I thought of Glinda, the good witch telling Dorothy that she had the resources to complete her journey, she had them all along. In the novel, they are not ruby red slippers. "'Your silver shoes,' said Glinda, 'will carry you over the desert...If you had known their power you could have gone back ... (the) very first day.'"
Ah, but what Dorothy learned along the way. Now that I was a rabbi, I would do what I had done all along as a teacher and guide in rituals. I would "uphold and interpret the sacred traditions of the Jewish people." And now I had a document that declared that I did this as a sage and teacher, a rabbi. I didn't need to learn to surf or join the FBI.

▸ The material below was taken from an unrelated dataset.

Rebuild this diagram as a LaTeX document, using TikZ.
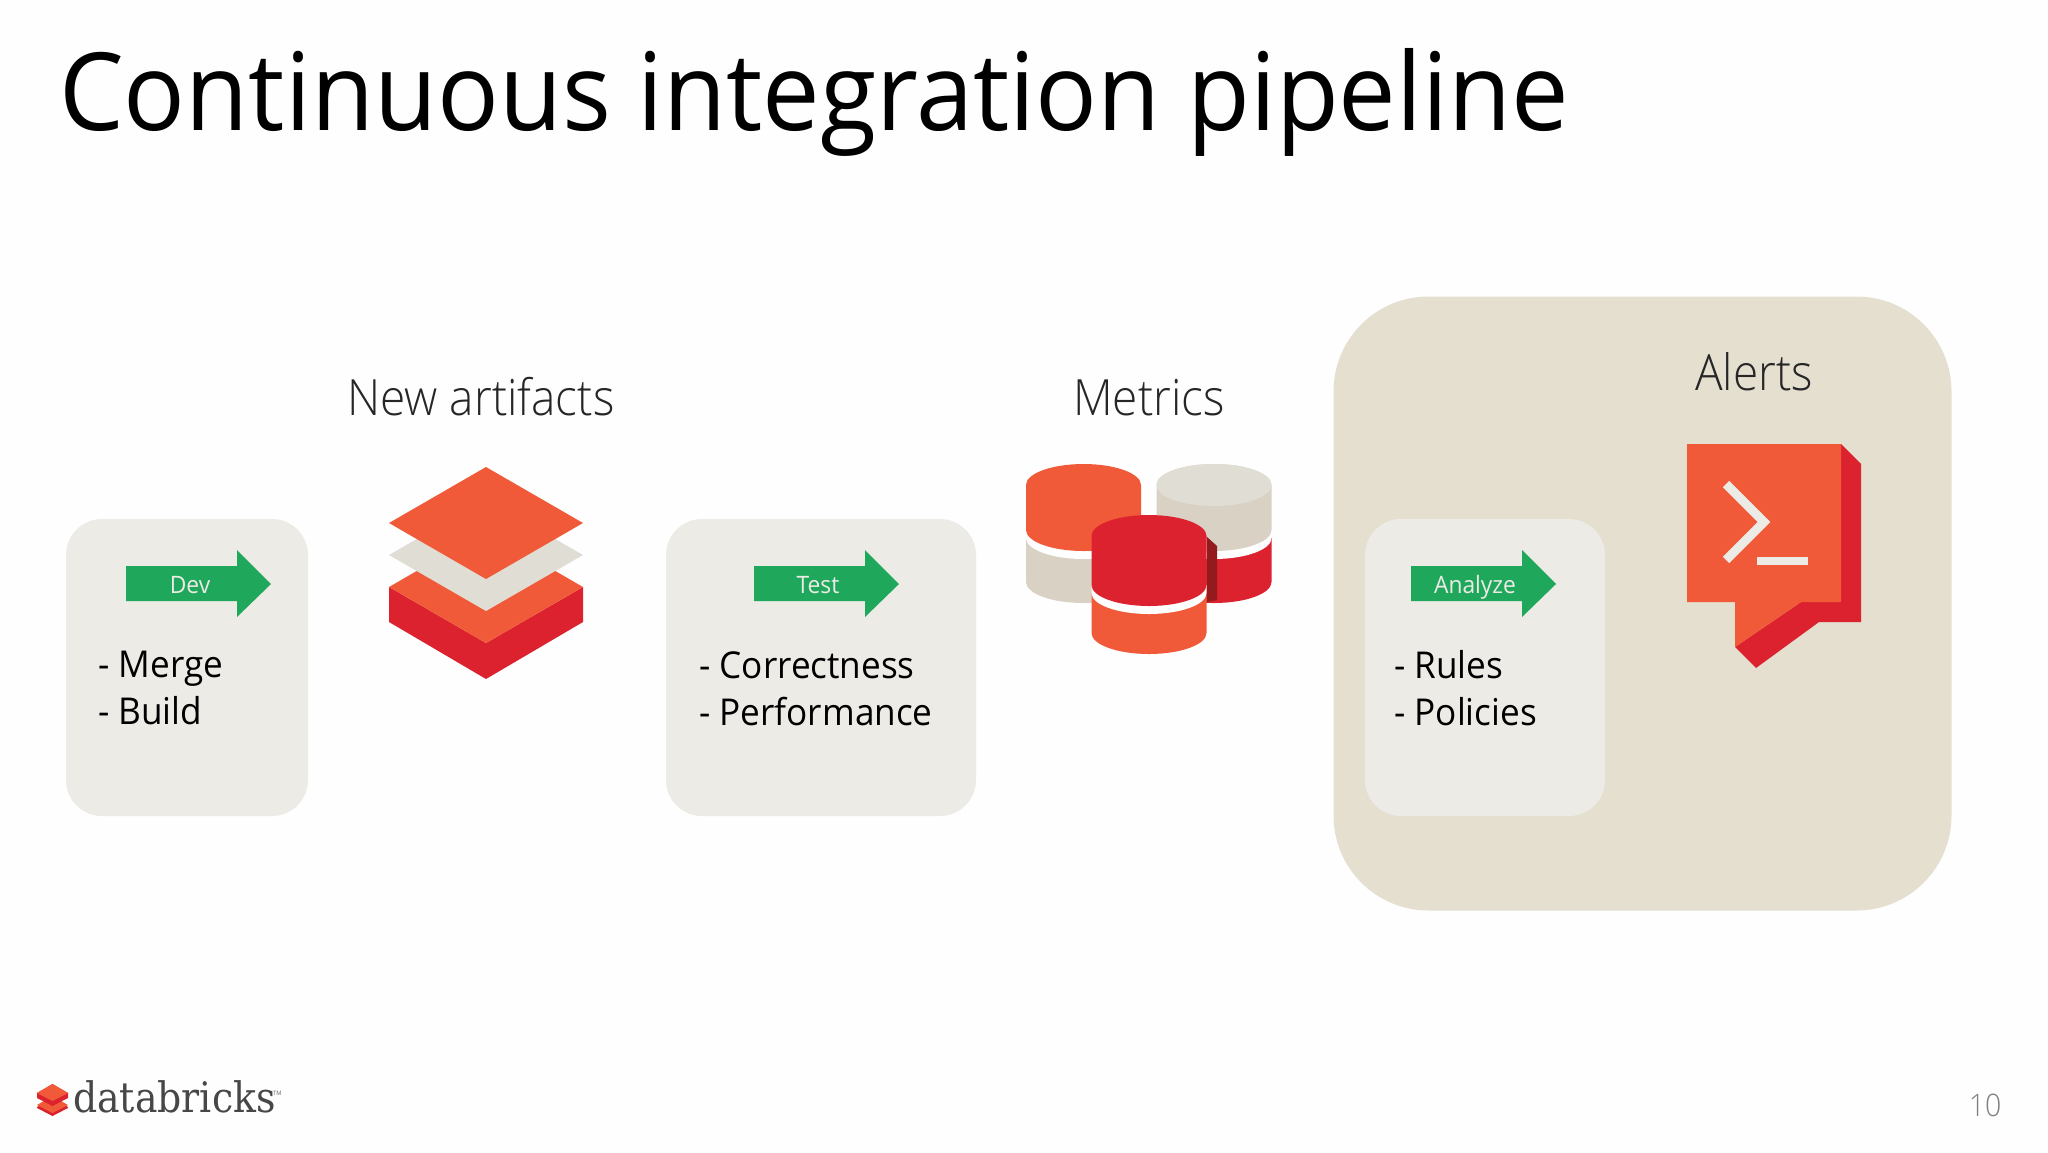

"Yeah," one colleague said, "my wife became a rabbi, and she does a world of good. Do good." The other added, "Now that you're a rabbi, people will tell you secrets. They want you to hold their secrets." I made note of this. In the weeks following, I was asked to preside at Jewish weddings, interfaith weddings, to consult with a new Jewish think tank, and to confer a Jewish blessing at our community's MLK interfaith ceremony. Rabbi Tom Gutherz of my congregation had told me that this would happen, that people would tell me what they needed me to be for them. I should pay attention. I am trying to do that.

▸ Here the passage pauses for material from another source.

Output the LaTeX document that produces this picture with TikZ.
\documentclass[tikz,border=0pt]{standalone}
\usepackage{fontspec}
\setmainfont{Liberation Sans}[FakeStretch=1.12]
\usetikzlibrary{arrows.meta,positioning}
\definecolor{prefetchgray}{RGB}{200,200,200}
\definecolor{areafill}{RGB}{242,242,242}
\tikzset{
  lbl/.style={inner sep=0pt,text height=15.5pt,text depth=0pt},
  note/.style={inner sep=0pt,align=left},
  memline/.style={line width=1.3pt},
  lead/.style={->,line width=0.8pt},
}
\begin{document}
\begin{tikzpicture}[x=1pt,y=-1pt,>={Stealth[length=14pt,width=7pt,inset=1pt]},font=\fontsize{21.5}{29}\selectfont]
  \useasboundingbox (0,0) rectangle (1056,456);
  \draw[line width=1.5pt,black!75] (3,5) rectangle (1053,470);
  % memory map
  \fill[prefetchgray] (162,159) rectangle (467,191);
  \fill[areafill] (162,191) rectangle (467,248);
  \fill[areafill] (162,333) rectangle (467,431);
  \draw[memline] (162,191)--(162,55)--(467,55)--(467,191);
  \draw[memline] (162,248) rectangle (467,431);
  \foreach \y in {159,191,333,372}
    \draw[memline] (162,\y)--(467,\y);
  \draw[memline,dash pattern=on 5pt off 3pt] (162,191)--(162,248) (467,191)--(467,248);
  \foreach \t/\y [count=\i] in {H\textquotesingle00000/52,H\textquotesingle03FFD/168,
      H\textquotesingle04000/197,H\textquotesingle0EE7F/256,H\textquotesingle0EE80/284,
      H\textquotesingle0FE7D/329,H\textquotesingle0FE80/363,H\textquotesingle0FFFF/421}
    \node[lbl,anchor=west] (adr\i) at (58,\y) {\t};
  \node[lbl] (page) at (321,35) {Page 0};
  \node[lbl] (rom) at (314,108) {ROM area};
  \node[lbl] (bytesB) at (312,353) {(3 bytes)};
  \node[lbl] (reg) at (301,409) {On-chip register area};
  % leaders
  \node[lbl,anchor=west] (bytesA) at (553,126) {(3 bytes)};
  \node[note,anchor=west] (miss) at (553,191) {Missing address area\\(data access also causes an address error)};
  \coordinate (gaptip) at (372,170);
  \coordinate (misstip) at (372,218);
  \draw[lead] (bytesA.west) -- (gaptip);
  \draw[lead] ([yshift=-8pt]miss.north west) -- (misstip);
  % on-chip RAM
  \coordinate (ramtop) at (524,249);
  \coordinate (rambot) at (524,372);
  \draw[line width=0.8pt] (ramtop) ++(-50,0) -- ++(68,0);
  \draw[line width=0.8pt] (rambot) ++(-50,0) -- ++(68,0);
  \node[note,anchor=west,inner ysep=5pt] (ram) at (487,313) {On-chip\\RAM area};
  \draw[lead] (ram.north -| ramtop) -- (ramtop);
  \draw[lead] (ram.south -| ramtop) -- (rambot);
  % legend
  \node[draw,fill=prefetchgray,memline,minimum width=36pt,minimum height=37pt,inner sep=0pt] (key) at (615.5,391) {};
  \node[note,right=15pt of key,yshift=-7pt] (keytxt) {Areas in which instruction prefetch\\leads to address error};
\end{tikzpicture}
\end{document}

As I grow into being a rabbi, as my community designs me, I hope I will be worthy of the honored title; I hope I will spread to spread the light of my tradition wherever I went in the world. This was my grandfather's charge to all his family: our job, beyond our day job, our holy job, was to shed light according to our talents.
Inspired by the upcoming holiday of Purim and the Book of Esther that is read that day, I thought of this wish for myself, for anyone who is in the process of designing themselves and being designed:
May we all be privileged to design ourselves into vessels that shed light, joy, happiness, and honor in our days.